**What the task requires:** Drop the images; return everything else in the listing below exactly.

[Begin Source data]

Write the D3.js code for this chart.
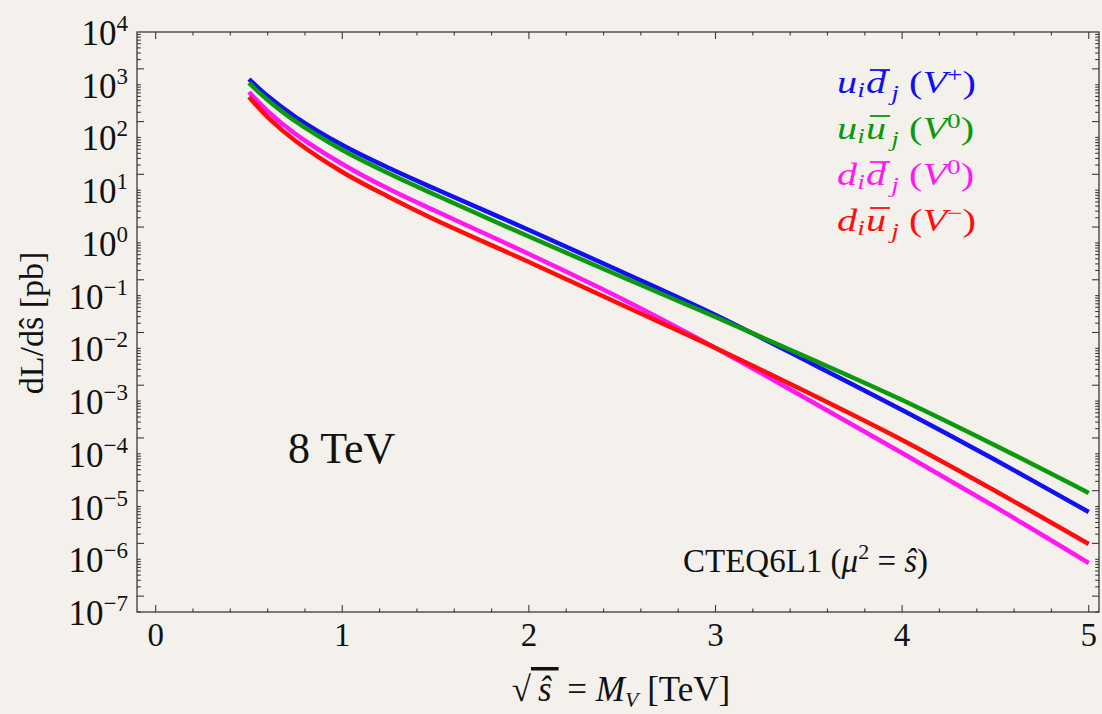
<!DOCTYPE html>
<html>
<head>
<meta charset="utf-8">
<script src="https://cdn.jsdelivr.net/npm/d3@7"></script>
<style>
  html, body { margin: 0; padding: 0; background: #f4f1ec; }
  svg { display: block; }
  text { font-family: "Liberation Serif", "Times New Roman", serif; fill: #111; }
</style>
</head>
<body>
<svg id="chart" width="1102" height="714"></svg>
<script>
// Parton luminosities dL/dŝ [pb] vs sqrt(ŝ) [TeV], 8 TeV, CTEQ6L1
const masses = [0.5, 0.6, 0.75, 1.0, 1.25, 1.5, 2.0, 2.5, 3.0, 3.5, 4.0, 4.5, 5.0];
const udbar = [1284, 611, 244, 71.9, 26.3, 10.5, 1.76, 0.281, 0.0429, 0.00551, 6.78e-4, 7.63e-5, 7.88e-6];
const uubar = [1079, 513, 201, 57.8, 20.7, 8.10, 1.32, 0.2256, 0.0393, 0.00657, 1.05e-3, 1.44e-4, 1.81e-5];
const ddbar = [728, 317, 116, 31.4, 10.5, 4.03, 0.616, 0.0864, 0.0102, 1.05e-3, 1.04e-4, 9.8e-6, 8.5e-7];
const dubar = [585, 244, 85.7, 22.1, 7.43, 2.72, 0.434, 0.0665, 0.0102, 1.42e-3, 1.83e-4, 1.97e-5, 1.95e-6];

const xTickValues = [0, 1, 2, 3, 4, 5];
const yExponents = [4, 3, 2, 1, 0, -1, -2, -3, -4, -5, -6, -7];

const series = [
  { name: "udbar", values: udbar, color: "#1010f4", q1: "u", q2: "d", charge: "+" },
  { name: "uubar", values: uubar, color: "#0c990c", q1: "u", q2: "u", charge: "0" },
  { name: "ddbar", values: ddbar, color: "#ff18f2", q1: "d", q2: "d", charge: "0" },
  { name: "dubar", values: dubar, color: "#ff0d0d", q1: "d", q2: "u", charge: "\u2212" }
];

const W = 1102, H = 714;
const margin = { left: 137, right: 3, top: 32, bottom: 102 };
const svg = d3.select("#chart");

const x = d3.scaleLinear().domain([-0.1, 5.055]).range([margin.left, W - margin.right]);
const y = d3.scaleLog().domain([1e-7, 1e4]).range([H - margin.bottom, margin.top]);

const axisColor = "#3a3a3a";
const x0 = x.range()[0], x1 = x.range()[1];
const y0 = y.range()[0], y1 = y.range()[1];

// ---- ticks ----
const xTicks = d3.range(0, 5.0001, 0.2).map(v => ({ v: +v.toFixed(2), major: Math.abs(v - Math.round(v)) < 1e-6 }));
const gx = svg.append("g").attr("stroke", axisColor).attr("stroke-width", 1.1);
gx.selectAll("line.bt").data(xTicks).join("line")
  .attr("x1", d => x(d.v)).attr("x2", d => x(d.v))
  .attr("y1", y0).attr("y2", d => y0 - (d.major ? 7 : 3.5));
gx.selectAll("line.tt").data(xTicks).join("line")
  .attr("x1", d => x(d.v)).attr("x2", d => x(d.v))
  .attr("y1", y1).attr("y2", d => y1 + (d.major ? 7 : 3.5));

const yTicks = [];
for (let e = -7; e < 4; e++) {
  for (let m = 1; m <= 9; m++) yTicks.push({ v: m * Math.pow(10, e), len: m === 2 ? 7 : 3.8 });
}
const gy = svg.append("g").attr("stroke", axisColor).attr("stroke-width", 1.1);
gy.selectAll("line.lt").data(yTicks).join("line")
  .attr("x1", x0).attr("x2", d => x0 + d.len)
  .attr("y1", d => y(d.v)).attr("y2", d => y(d.v));
gy.selectAll("line.rt").data(yTicks).join("line")
  .attr("x1", x1).attr("x2", d => x1 - d.len)
  .attr("y1", d => y(d.v)).attr("y2", d => y(d.v));

// ---- frame ----
svg.append("rect")
  .attr("x", x0).attr("y", y1).attr("width", x1 - x0).attr("height", y0 - y1)
  .attr("fill", "none").attr("stroke", axisColor).attr("stroke-width", 1.3);

// ---- tick labels ----
svg.append("g").selectAll("text").data(xTickValues).join("text")
  .attr("x", d => x(d)).attr("y", y0 + 34)
  .attr("text-anchor", "middle").attr("font-size", 33)
  .text(d => d);

const yl = svg.append("g").selectAll("text").data(yExponents).join("text")
  .attr("x", x0 - 9).attr("y", d => y(Math.pow(10, d)) + 13)
  .attr("text-anchor", "end").attr("font-size", 35);
yl.append("tspan").text("10");
yl.append("tspan").attr("font-size", 23).attr("dy", -14)
  .text(d => (d < 0 ? "\u2212" + (-d) : String(d)));

// ---- curves ----
const line = d3.line()
  .x(d => x(d[0])).y(d => y(d[1]))
  .curve(d3.curveCatmullRom.alpha(0.5));

svg.append("g").selectAll("path").data(series).join("path")
  .attr("d", s => line(masses.map((m, i) => [m, s.values[i]])))
  .attr("fill", "none").attr("stroke", s => s.color)
  .attr("stroke-width", 4.5).attr("stroke-linecap", "butt");

// ---- legend (set wide, as in the original figure) ----
const rowY = [93, 139, 185, 231];
series.forEach((s, i) => {
  const g = svg.append("g").attr("transform", `translate(837, ${rowY[i]}) scale(1.3, 1)`);
  const t = g.append("text").attr("x", 0).attr("y", 0)
    .attr("font-size", 31).style("fill", s.color);
  t.append("tspan").attr("font-style", "italic").style("fill", s.color).text(s.q1);
  t.append("tspan").attr("font-style", "italic").attr("font-size", 21).attr("dy", 4).style("fill", s.color).text("i");
  t.append("tspan").attr("font-style", "italic").attr("dx", 1).attr("dy", -4).style("fill", s.color).text(s.q2);
  t.append("tspan").attr("font-style", "italic").attr("font-size", 21).attr("dx", 4).attr("dy", 7).style("fill", s.color).text("j");
  t.append("tspan").attr("dy", -7).style("fill", s.color).text(" (");
  t.append("tspan").attr("font-style", "italic").style("fill", s.color).text("V");
  t.append("tspan").attr("font-size", 21).attr("dy", -11).style("fill", s.color).text(s.charge);
  t.append("tspan").attr("dy", 11).style("fill", s.color).text(")");
  // bar over the antiquark
  const node = t.node();
  const a = node.getStartPositionOfChar(2).x, b = node.getEndPositionOfChar(2).x;
  g.append("line")
    .attr("x1", a + 3).attr("x2", b + 3)
    .attr("y1", -23).attr("y2", -23)
    .attr("stroke", s.color).attr("stroke-width", 1.8);
});

// ---- annotations ----
svg.append("text").attr("x", 288).attr("y", 463).attr("font-size", 44).text("8 TeV");

const ct = svg.append("text").attr("x", 683).attr("y", 572).attr("font-size", 33);
ct.append("tspan").text("CTEQ6L1 (");
ct.append("tspan").attr("font-style", "italic").text("\u03bc");
ct.append("tspan").attr("font-size", 22).attr("dy", -13).text("2");
ct.append("tspan").attr("dy", 13).text(" = ");
ct.append("tspan").attr("font-style", "italic").text("\u015d");
ct.append("tspan").text(")");

// ---- axis titles ----
const xt = svg.append("text").attr("x", 621).attr("y", 701)
  .attr("text-anchor", "middle").attr("font-size", 35);
xt.append("tspan").text("\u221a");
xt.append("tspan").attr("font-style", "italic").style("text-decoration", "overline").text("\u2009\u015d\u2009");
xt.append("tspan").text(" = ");
xt.append("tspan").attr("font-style", "italic").text("M");
xt.append("tspan").attr("font-style", "italic").attr("font-size", 22).attr("dy", 6).text("V");
xt.append("tspan").attr("dy", -6).text(" [TeV]");

svg.append("text")
  .attr("transform", `translate(43, ${(y0 + y1) / 2 + 1}) rotate(-90)`)
  .attr("text-anchor", "middle").attr("font-size", 34)
  .text("dL/d\u015d [pb]");
</script>
</body>
</html>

[End Source data]

**Expected answer:**
Write the D3.js code for this chart.
<!DOCTYPE html>
<html>
<head>
<meta charset="utf-8">
<script src="https://cdn.jsdelivr.net/npm/d3@7"></script>
<style>
  html, body { margin: 0; padding: 0; background: #f4f1ec; }
  svg { display: block; }
  text { font-family: "Liberation Serif", "Times New Roman", serif; fill: #111; }
</style>
</head>
<body>
<svg id="chart" width="1102" height="714"></svg>
<script>
// Parton luminosities dL/dŝ [pb] vs sqrt(ŝ) [TeV], 8 TeV, CTEQ6L1
const masses = [0.5, 0.6, 0.75, 1.0, 1.25, 1.5, 2.0, 2.5, 3.0, 3.5, 4.0, 4.5, 5.0];
const udbar = [1284, 611, 244, 71.9, 26.3, 10.5, 1.76, 0.281, 0.0429, 0.00551, 6.78e-4, 7.63e-5, 7.88e-6];
const uubar = [1079, 513, 201, 57.8, 20.7, 8.10, 1.32, 0.2256, 0.0393, 0.00657, 1.05e-3, 1.44e-4, 1.81e-5];
const ddbar = [728, 317, 116, 31.4, 10.5, 4.03, 0.616, 0.0864, 0.0102, 1.05e-3, 1.04e-4, 9.8e-6, 8.5e-7];
const dubar = [585, 244, 85.7, 22.1, 7.43, 2.72, 0.434, 0.0665, 0.0102, 1.42e-3, 1.83e-4, 1.97e-5, 1.95e-6];

const xTickValues = [0, 1, 2, 3, 4, 5];
const yExponents = [4, 3, 2, 1, 0, -1, -2, -3, -4, -5, -6, -7];

const series = [
  { name: "udbar", values: udbar, color: "#1010f4", q1: "u", q2: "d", charge: "+" },
  { name: "uubar", values: uubar, color: "#0c990c", q1: "u", q2: "u", charge: "0" },
  { name: "ddbar", values: ddbar, color: "#ff18f2", q1: "d", q2: "d", charge: "0" },
  { name: "dubar", values: dubar, color: "#ff0d0d", q1: "d", q2: "u", charge: "\u2212" }
];

const W = 1102, H = 714;
const margin = { left: 137, right: 3, top: 32, bottom: 102 };
const svg = d3.select("#chart");

const x = d3.scaleLinear().domain([-0.1, 5.055]).range([margin.left, W - margin.right]);
const y = d3.scaleLog().domain([1e-7, 1e4]).range([H - margin.bottom, margin.top]);

const axisColor = "#3a3a3a";
const x0 = x.range()[0], x1 = x.range()[1];
const y0 = y.range()[0], y1 = y.range()[1];

// ---- ticks ----
const xTicks = d3.range(0, 5.0001, 0.2).map(v => ({ v: +v.toFixed(2), major: Math.abs(v - Math.round(v)) < 1e-6 }));
const gx = svg.append("g").attr("stroke", axisColor).attr("stroke-width", 1.1);
gx.selectAll("line.bt").data(xTicks).join("line")
  .attr("x1", d => x(d.v)).attr("x2", d => x(d.v))
  .attr("y1", y0).attr("y2", d => y0 - (d.major ? 7 : 3.5));
gx.selectAll("line.tt").data(xTicks).join("line")
  .attr("x1", d => x(d.v)).attr("x2", d => x(d.v))
  .attr("y1", y1).attr("y2", d => y1 + (d.major ? 7 : 3.5));

const yTicks = [];
for (let e = -7; e < 4; e++) {
  for (let m = 1; m <= 9; m++) yTicks.push({ v: m * Math.pow(10, e), len: m === 2 ? 7 : 3.8 });
}
const gy = svg.append("g").attr("stroke", axisColor).attr("stroke-width", 1.1);
gy.selectAll("line.lt").data(yTicks).join("line")
  .attr("x1", x0).attr("x2", d => x0 + d.len)
  .attr("y1", d => y(d.v)).attr("y2", d => y(d.v));
gy.selectAll("line.rt").data(yTicks).join("line")
  .attr("x1", x1).attr("x2", d => x1 - d.len)
  .attr("y1", d => y(d.v)).attr("y2", d => y(d.v));

// ---- frame ----
svg.append("rect")
  .attr("x", x0).attr("y", y1).attr("width", x1 - x0).attr("height", y0 - y1)
  .attr("fill", "none").attr("stroke", axisColor).attr("stroke-width", 1.3);

// ---- tick labels ----
svg.append("g").selectAll("text").data(xTickValues).join("text")
  .attr("x", d => x(d)).attr("y", y0 + 34)
  .attr("text-anchor", "middle").attr("font-size", 33)
  .text(d => d);

const yl = svg.append("g").selectAll("text").data(yExponents).join("text")
  .attr("x", x0 - 9).attr("y", d => y(Math.pow(10, d)) + 13)
  .attr("text-anchor", "end").attr("font-size", 35);
yl.append("tspan").text("10");
yl.append("tspan").attr("font-size", 23).attr("dy", -14)
  .text(d => (d < 0 ? "\u2212" + (-d) : String(d)));

// ---- curves ----
const line = d3.line()
  .x(d => x(d[0])).y(d => y(d[1]))
  .curve(d3.curveCatmullRom.alpha(0.5));

svg.append("g").selectAll("path").data(series).join("path")
  .attr("d", s => line(masses.map((m, i) => [m, s.values[i]])))
  .attr("fill", "none").attr("stroke", s => s.color)
  .attr("stroke-width", 4.5).attr("stroke-linecap", "butt");

// ---- legend (set wide, as in the original figure) ----
const rowY = [93, 139, 185, 231];
series.forEach((s, i) => {
  const g = svg.append("g").attr("transform", `translate(837, ${rowY[i]}) scale(1.3, 1)`);
  const t = g.append("text").attr("x", 0).attr("y", 0)
    .attr("font-size", 31).style("fill", s.color);
  t.append("tspan").attr("font-style", "italic").style("fill", s.color).text(s.q1);
  t.append("tspan").attr("font-style", "italic").attr("font-size", 21).attr("dy", 4).style("fill", s.color).text("i");
  t.append("tspan").attr("font-style", "italic").attr("dx", 1).attr("dy", -4).style("fill", s.color).text(s.q2);
  t.append("tspan").attr("font-style", "italic").attr("font-size", 21).attr("dx", 4).attr("dy", 7).style("fill", s.color).text("j");
  t.append("tspan").attr("dy", -7).style("fill", s.color).text(" (");
  t.append("tspan").attr("font-style", "italic").style("fill", s.color).text("V");
  t.append("tspan").attr("font-size", 21).attr("dy", -11).style("fill", s.color).text(s.charge);
  t.append("tspan").attr("dy", 11).style("fill", s.color).text(")");
  // bar over the antiquark
  const node = t.node();
  const a = node.getStartPositionOfChar(2).x, b = node.getEndPositionOfChar(2).x;
  g.append("line")
    .attr("x1", a + 3).attr("x2", b + 3)
    .attr("y1", -23).attr("y2", -23)
    .attr("stroke", s.color).attr("stroke-width", 1.8);
});

// ---- annotations ----
svg.append("text").attr("x", 288).attr("y", 463).attr("font-size", 44).text("8 TeV");

const ct = svg.append("text").attr("x", 683).attr("y", 572).attr("font-size", 33);
ct.append("tspan").text("CTEQ6L1 (");
ct.append("tspan").attr("font-style", "italic").text("\u03bc");
ct.append("tspan").attr("font-size", 22).attr("dy", -13).text("2");
ct.append("tspan").attr("dy", 13).text(" = ");
ct.append("tspan").attr("font-style", "italic").text("\u015d");
ct.append("tspan").text(")");

// ---- axis titles ----
const xt = svg.append("text").attr("x", 621).attr("y", 701)
  .attr("text-anchor", "middle").attr("font-size", 35);
xt.append("tspan").text("\u221a");
xt.append("tspan").attr("font-style", "italic").style("text-decoration", "overline").text("\u2009\u015d\u2009");
xt.append("tspan").text(" = ");
xt.append("tspan").attr("font-style", "italic").text("M");
xt.append("tspan").attr("font-style", "italic").attr("font-size", 22).attr("dy", 6).text("V");
xt.append("tspan").attr("dy", -6).text(" [TeV]");

svg.append("text")
  .attr("transform", `translate(43, ${(y0 + y1) / 2 + 1}) rotate(-90)`)
  .attr("text-anchor", "middle").attr("font-size", 34)
  .text("dL/d\u015d [pb]");
</script>
</body>
</html>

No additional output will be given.